Luis Martínez-Fernández, writing in the Chronicle of Higher Education, claims that "a person whose native language is not English can adopt the English language as a means of communication for a variety of reasons," and that one of them is "the need to use a more precise language with a richer vocabulary. (English has about 900,000 words, while French, for example, has fewer than 100,000.)"
Where do people get this stuff? It rather looks as if Martínez-Fernández may have swallowed the self-promoting Paul Payack's specious claim that the number of words in English is creeping up toward one million. But what about the support for the claim that poor old French can only muster a hundred grand? (I know I once claimed French is a miserable and inadequate language. But I was only kidding.)

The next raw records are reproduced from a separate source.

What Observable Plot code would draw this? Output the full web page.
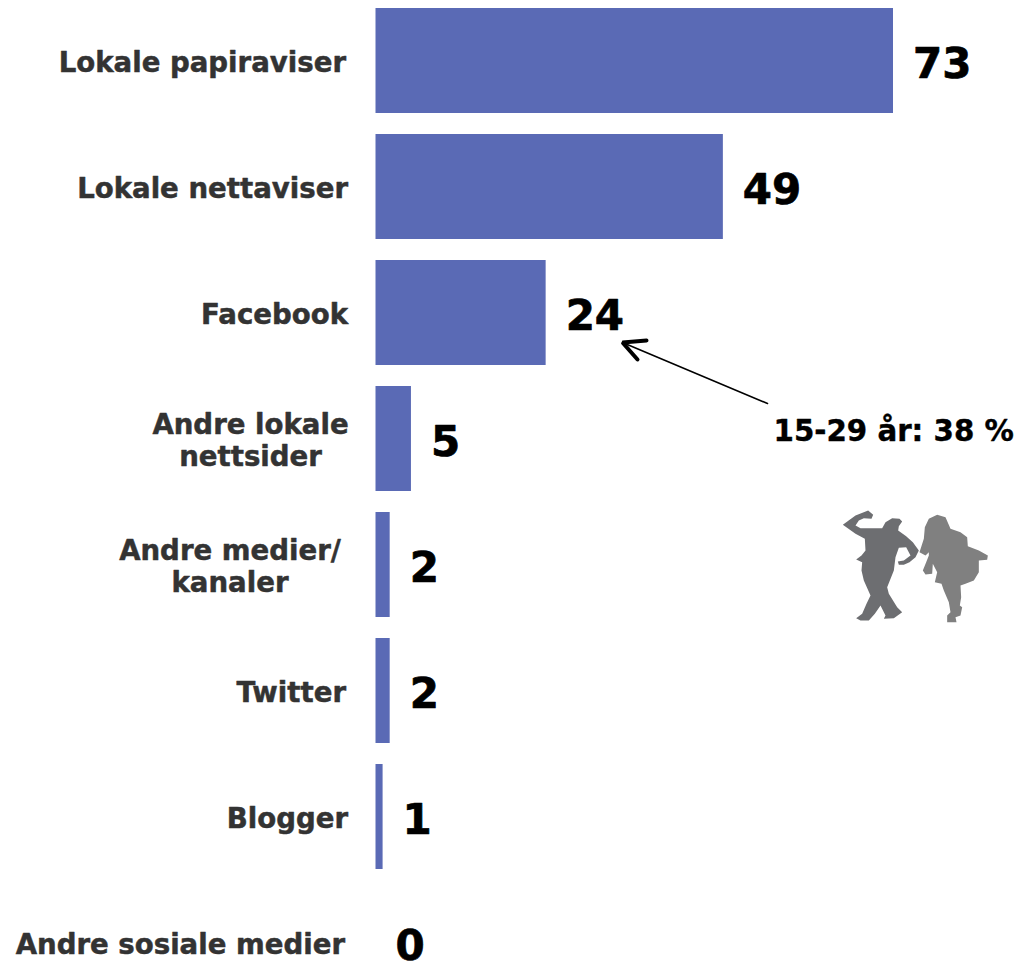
<!DOCTYPE html>
<html>
<head>
<meta charset="utf-8">
<script src="https://cdn.jsdelivr.net/npm/d3@7"></script>
<script src="https://cdn.jsdelivr.net/npm/@observablehq/plot@0.6"></script>
<style>html,body{margin:0;padding:0;background:#fff}svg{display:block}</style>
</head>
<body>
<div id="chart"></div>
<script>
const categories = ["Lokale papiraviser","Lokale nettaviser","Facebook","Andre lokale nettsider","Andre medier/ kanaler","Twitter","Blogger","Andre sosiale medier"];
const axisLabels = ["Lokale papiraviser","Lokale nettaviser","Facebook","Andre lokale\nnettsider","Andre medier/\nkanaler","Twitter","Blogger","Andre sosiale medier"];
const values = [73,49,24,5,2,2,1,0];
const annotation = "15-29 år: 38 %";
const arrowX = [767,622];
const arrowY = [403,342];
const headX = [646,622,637];
const headY = [340,342,359];
const manX = [98,113,108,85,70,60,75,118,140,150,170,192,200,190,188,212,232,250,240,222,205,190,187,205,225,212,190,180,175,155,160,185,200,175,145,150,135,118,100,75,62,80,93,105,85,78,80,62,78,90,88,60,22,60];
const manY = [15,28,40,38,45,60,68,68,68,50,38,40,48,62,75,92,110,135,155,170,178,178,168,165,150,125,127,155,195,245,265,305,320,338,340,330,300,325,345,345,338,325,295,270,225,195,170,162,150,135,100,85,58,30];
const womanX = [40,65,90,105,135,155,157,190,217,215,190,190,175,150,135,137,133,140,135,120,123,95,95,105,100,85,78,58,65,52,50,30,22,32,40,40,30,12,25,28];
const womanY = [40,28,35,70,80,95,122,135,150,163,165,200,225,235,240,275,300,305,330,335,350,350,330,320,290,255,235,230,200,175,205,207,195,170,150,140,150,140,100,65];

const rows = categories.map((c,i)=>({c,label:axisLabels[i],v:values[i],wrapped:axisLabels[i].includes("\n")}));
const font = "'DejaVu Sans', sans-serif";
const bandHalf = 52.5; // Plot shifts band-scale marks by half a bandwidth
const lit = arr=>({value:arr,scale:null});
const shape = (xs,ys,ox,oy,fill)=>Plot.line(xs,{x:lit(xs.map(d=>d/3+ox)),y:lit(ys.map(d=>d/3+oy)),dy:-bandHalf,curve:"linear-closed",fill,stroke:"none"});

const labelDx = {"Lokale papiraviser":-30,"Lokale nettaviser":-28,"Facebook":-28,"Twitter":-30,"Blogger":-28,"Andre sosiale medier":-31};
const centerDx = {"Andre lokale nettsider":-125.5,"Andre medier/ kanaler":-146};
const labelStyle = {fontSize:27.6,fontWeight:"bold",fill:"#333",stroke:"#333",strokeWidth:0.5,lineHeight:1.155,dy:0.5};

const plot = Plot.plot({
  width:1015,height:961,
  marginTop:0,marginBottom:0,marginLeft:0,marginRight:0,
  x:{domain:[0,73],range:[375.5,893],axis:null},
  y:{domain:categories,range:[-3.6,1006],paddingInner:0.168,paddingOuter:0.084,align:0.5,axis:null},
  style:{background:"#fff",fontFamily:font,overflow:"hidden"},
  marks:[
    Plot.barX(rows,{y:"c",x:"v",fill:"#5a6ab5"}),
    ...rows.filter(d=>!d.wrapped).map(d=>Plot.text([d],{y:"c",x:()=>0,text:"label",textAnchor:"end",dx:labelDx[d.c],...labelStyle})),
    ...rows.filter(d=>d.wrapped).map(d=>Plot.text([d],{y:"c",x:()=>0,text:"label",textAnchor:"middle",dx:centerDx[d.c],...labelStyle})),
    Plot.text(rows,{y:"c",x:"v",text:d=>String(d.v),textAnchor:"start",dx:19.5,dy:3.5,fontSize:42,fontWeight:"bold",fill:"#000",stroke:"#000",strokeWidth:0.7}),
    Plot.arrow([0],{x1:lit([arrowX[0]]),y1:lit([arrowY[0]]),x2:lit([arrowX[1]]),y2:lit([arrowY[1]]),dy:-bandHalf,stroke:"#000",strokeWidth:1.6,headLength:0}),
    Plot.line(headX,{x:lit(headX),y:lit(headY),dy:-bandHalf,stroke:"#000",strokeWidth:4,strokeLinecap:"round",strokeLinejoin:"miter"}),
    Plot.text([annotation],{x:lit([773]),y:lit([431]),dy:-bandHalf,text:d=>d,textAnchor:"start",fontSize:29.3,fontWeight:"bold",fill:"#000",stroke:"#000",strokeWidth:0.4}),
    shape(manX,manY,835,505,"#6d6e71"),
    shape(womanX,womanY,915,505,"#808080")
  ]
});
document.getElementById("chart").append(plot);
</script>
</body>
</html>
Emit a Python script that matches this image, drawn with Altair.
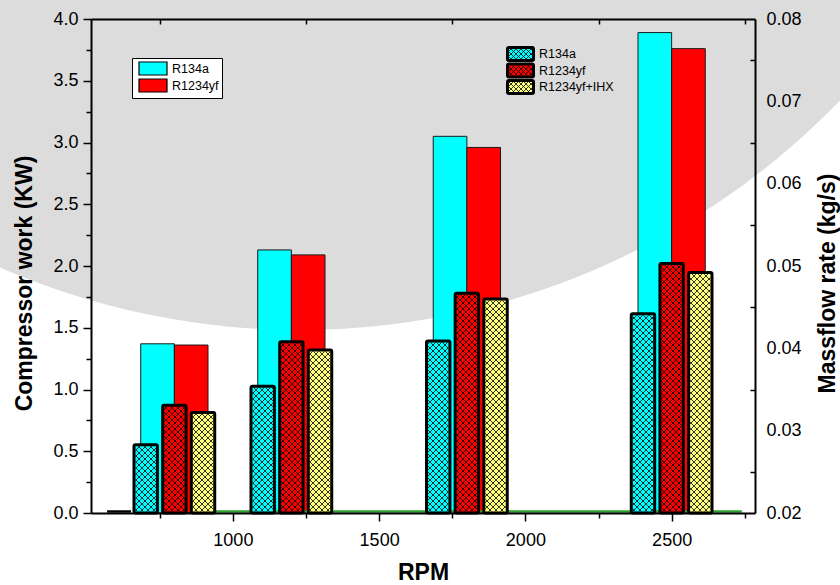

It scarcely matters what number you give in contexts like this. The sort of people who are prepared to believe that you get greater richness and precision when you have more available words will believe anything, so you can feed them any numbers you like. Not long ago a significant number of totally clueless journalists heard that a gigaword corpus had been collected and ran away with the notion that all the words in it were different, so they trumpeted that English had a billion words. (Confusing a corpus with a dictionary is roughly comparable to confusing the set of all cars now driving on American roads with the set of distinct car models available in the catalogs of US manufacturers.)
Why does the number of lexical entries in the dictionary matter to people, as opposed to the number of fax machines, or the number of lost socks? Teresa Cunningham, who pointed me to the Martínez-Fernández article, lives in Europe, where she has plenty of experience in talking to people in languages other than English, and she remarks: "I have never had anybody turn to me and ask to ‘borrow’ an English word so they can express their thoughts more precisely while speaking another language." Quite so.
Precision, richness, and eloquence don't spring from dictionary page count. They're a function not of how well you've been endowed by lexicographical history but of how well you use what you've got. People don't seem to understand that vocabulary-size counting is to language as penis-length measurement is to sexiness.